Deep Domain Adaptation for EEG-Based Cross-Subject Cognitive Workload Recognition

Abstract

For cognitive workload recognition, electroencephalography (EEG) signals vary from different subjects, thus hindering the recognition performance when direct extending to a new subject. Though calibrating the new subject or collecting more data would alleviate this issue, it is generally time-consuming and unrealistic. To cope with the problem, we propose a deep domain adaptation scheme for EEG-based cross-subject cognitive workload recognition, using the knowledge from the existing subjects (source domain) to improve the recognition performance of a new subject (target domain). Specifically, the proposed method has four modules: the EEG features extractor, feature distribution alignment, label classifier, and domain discriminator. The EEG feature extractor learns transferable shallow feature representation of both domains. The label classifier further learns the deep representation from the shallow one and trains the classifier.

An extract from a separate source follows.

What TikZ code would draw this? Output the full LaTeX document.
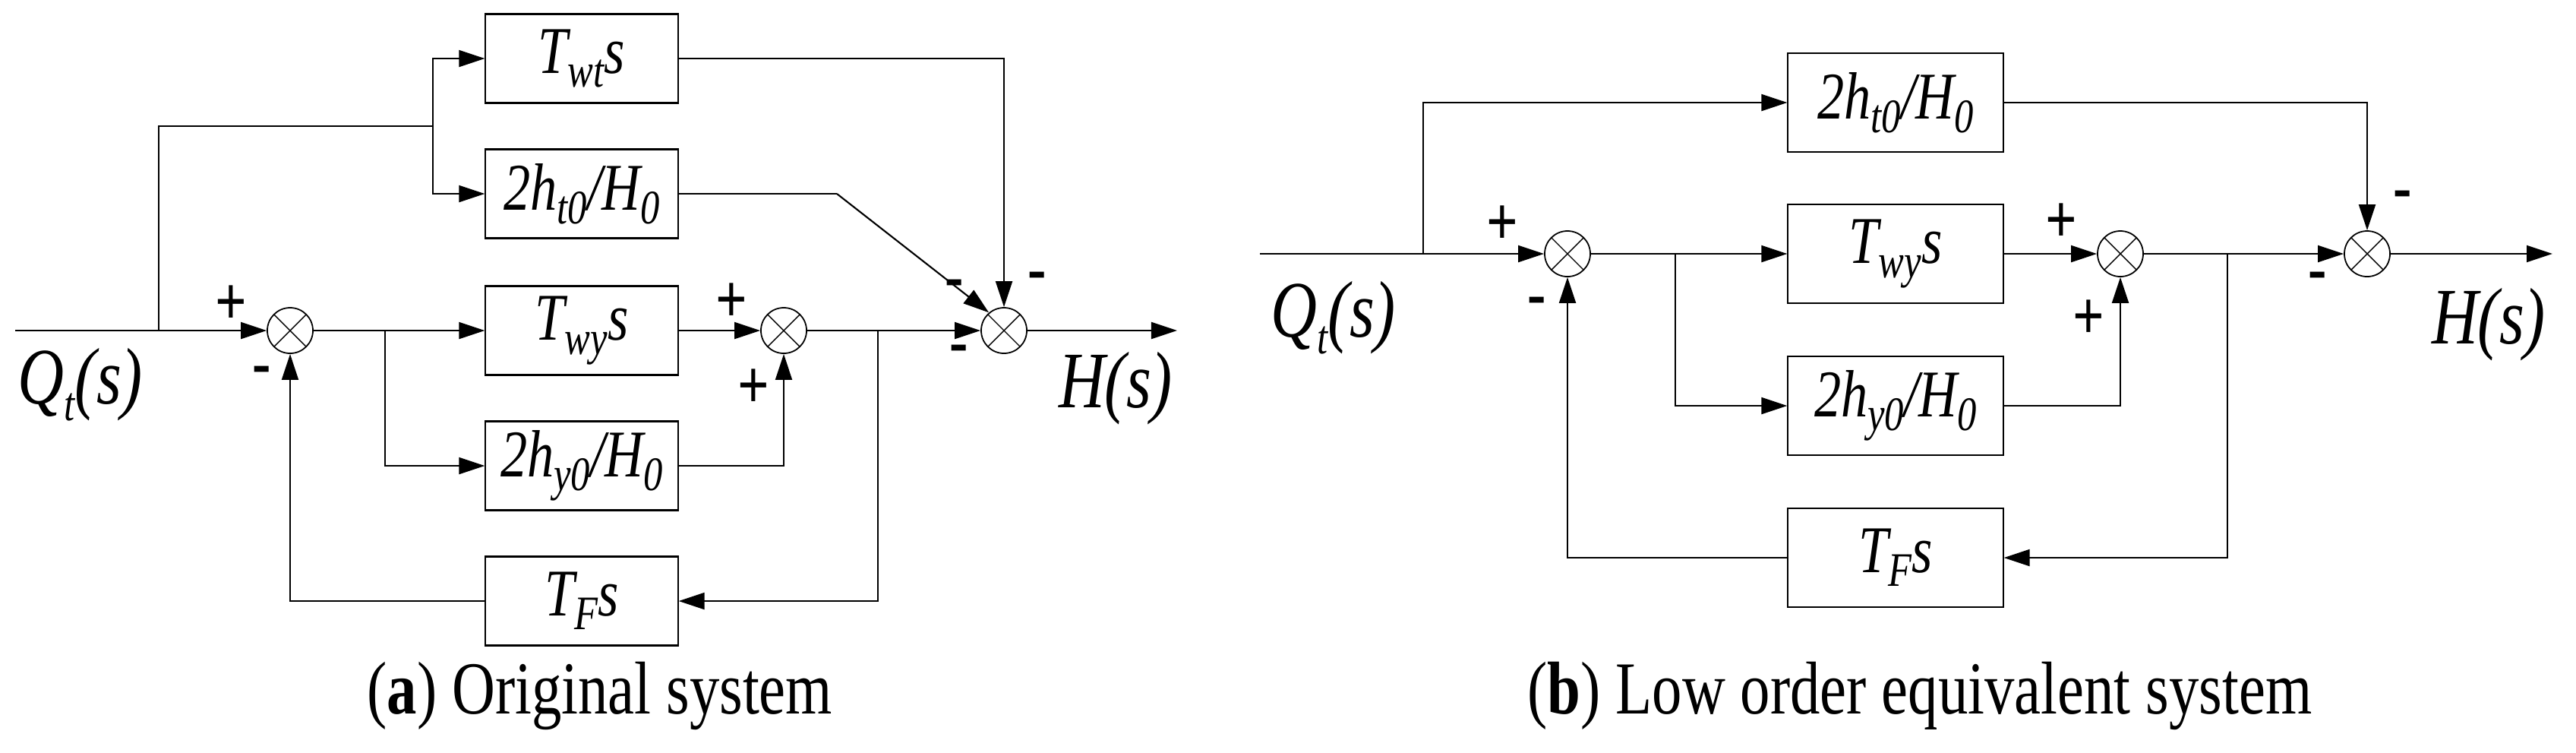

To reduce the domain discrepancy, we employ feature distribution alignment and domain discriminator from shallow and deep representation views using a distribution discrepancy metric and adversarial training with the feature extractor, respectively. We conduct experiments to recognize the low and high workload levels on a self-designed EEG dataset with 38 subjects performing the working memory cognitive task. Experimental results validate that our proposed framework outperforms the baselines significantly.